What is clever about the ending of Ironside is the way the heroine saves herself. She needs the hero's help and he needs hers, but the actual saving of her own skin is up to her. There's no cheap ending where anything is resolved by magic. There's no easy happily ever after. The ending isn't as tidy as it could have been. Early on, my daughter and I were both amused by this dialogue:
"You can't date the Lord of the Night Court."
"Well, I'm not. He dumped me."
"You can't get dumped by the Lord of the Night Court."
"Oh yes you can. You so completely can."
And despite various annoying (to me, anyway) descriptions of this Lord's black leather outfits for going out into the mortal world, the ending of the book is letter-perfect in its blend of traditional and modern:
Kaye groaned. "You really are a terrible boyfriend, you know that?"
He nodded. "A surfeit of ballads makes for odd ideas about romance."
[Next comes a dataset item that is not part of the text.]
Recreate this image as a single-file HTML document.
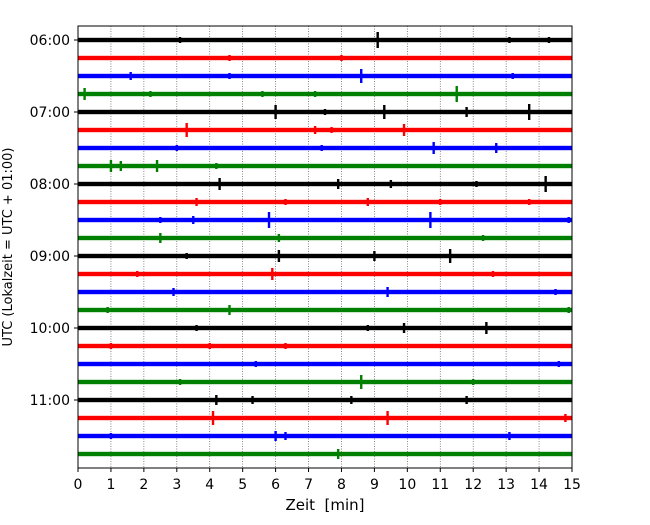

"But things don't work like that," Kaye said, taking the bottle from his hand and drinking from the neck. "Like ballads or songs or epic poems where people do all the wrong things for the right reasons."
"You have completed an impossible quest and saved me from the Queen of the Faeries," he said softly. "That is very like a ballad."

An additional pleasure of reading these books is the epigraph for each chapter, drawn eclectically from the writings of people like Pablo Neruda, Andrew Wyeth, Oscar Wilde, Christina Rossetti, and Czeslaw Milosz. Some of them might even interest young readers in casting their net wider, as Cornelia Funke's epigraphs drawn from the writing of Michael de Larrabeiti for her chapters in Inkheart caused my family to seek out and enjoy The Borrible trilogy.